[Mesa-dev] Mesa include guard style. (Was: [PATCH] i965/cfg: Remove redundant #pragma once.)
Iago Toral
itoral at igalia.com
Thu Mar 10 07:40:48 UTC 2016
On Wed, 2016-03-09 at 19:04 -0800, Francisco Jerez wrote:
> Matt Turner <mattst88 at gmail.com> writes:
>
> > On Wed, Mar 9, 2016 at 1:37 PM, Francisco Jerez <currojerez at riseup.net> wrote:
> >> Iago Toral <itoral at igalia.com> writes:
> >>
> >>> On Tue, 2016-03-08 at 17:42 -0800, Francisco Jerez wrote:
> >>>> brw_cfg.h already has include guards, remove the "#pragma once" which
> >>>> is redundant and non-standard.
> >>>
> >>> FWIW, I think using both #pragma once and include guards is a way to
> >>> keep portability while still getting the performance advantage of
> >>> #pragma once where it is supported.
> >>>
> >> It's highly unlikely to make any significant difference on any
> >> reasonably modern compiler.

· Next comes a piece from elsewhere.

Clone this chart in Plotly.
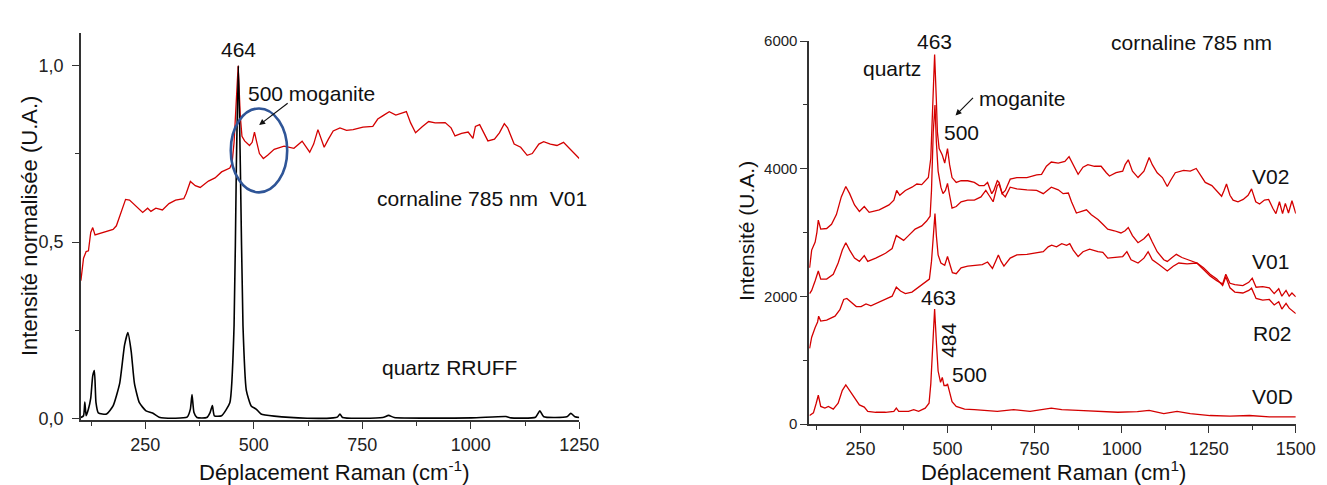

I cannot measure any change in compilation
> >> time locally from my cleanup.
> >>
> >>> Also it seems that we do the same thing in many other files...
> >>>
> >> Really? I'm not aware of any other file where we use both.
> >
> > There are quite a few in glsl/
>
> Heh, apparently you're right. Anyway it seems rather pointless to use
> '#pragma once' in a bunch of scattered header files with the expectation
> to gain some speed, the improvement from a single header file is so
> minuscule (if it will make any difference at all on a modern compiler
> and compilation workload, which I doubt) that we would have to use it
> universally in order to have the chance to measure any improvement.
>
> Can we please just decide for one of the include guard styles and use it
> consistently? Given that the majority of header files in the Mesa
> codebase use old-school define guards, that it's the only standard
> option, that it has well-defined semantics in presence of file copies
> and hardlinks, and that the performance argument against it is rather
> dubious (although I definitely find '#pragma once' prettier and more
> concise), I'd vote for using preprocessor define guards universally.
>
> What do other people think?
I think we have to use define guards necessarily since #pragma once is
not standard even it it has wide support. So the question is whether we
want to use only define guards or define guards plus #pragma once. I am
fine with doing only define guards as you propose.